The bigger near-term risk is positioning, not fundamentals. Nvidia remains the cleanest way to express AI durability, but after a lagging stretch, the Computex keynote is set up as a reflexive event where even modestly constructive commentary can force systematic re-entry. If Huang disappoints on cadence, supply, or demand visibility, the unwind could be sharp given how much of the market still treats NVDA as the benchmark proxy for AI capex momentum.

CrowdStrike is the most vulnerable name in the group because strong numbers may be sufficient for the business but not for the stock; when a security leader trades at extension, good results often trigger multiple compression rather than further upside. That creates a useful relative-value setup: long beneficiaries of renewed infrastructure spend against short names where valuation already discounts perfection. The macro overlay is the jobs report, which can either validate a soft-landing/rate-cut path and support duration-sensitive growth, or force a higher-for-longer repricing that hits richly valued tech first.
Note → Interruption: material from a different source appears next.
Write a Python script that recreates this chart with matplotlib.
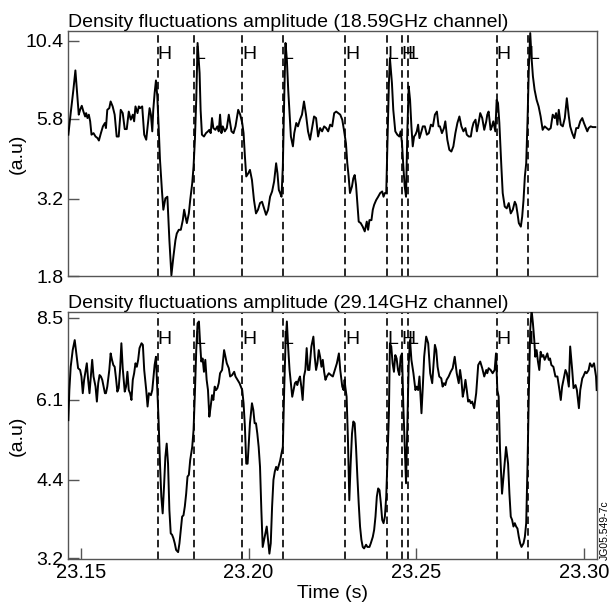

The contrarian view is that the reaction may be too linear. If Dell is being celebrated as evidence of broad AI acceleration, the market may be extrapolating a one-quarter ordering burst into a multi-quarter demand wave before confirming end-demand monetization. In that scenario, the best upside is in suppliers with clearer unit leverage and lower expectations, while the headline AI leaders may only deserve support if the next catalyst actually improves the forward capex slope rather than just confirming it is still elevated.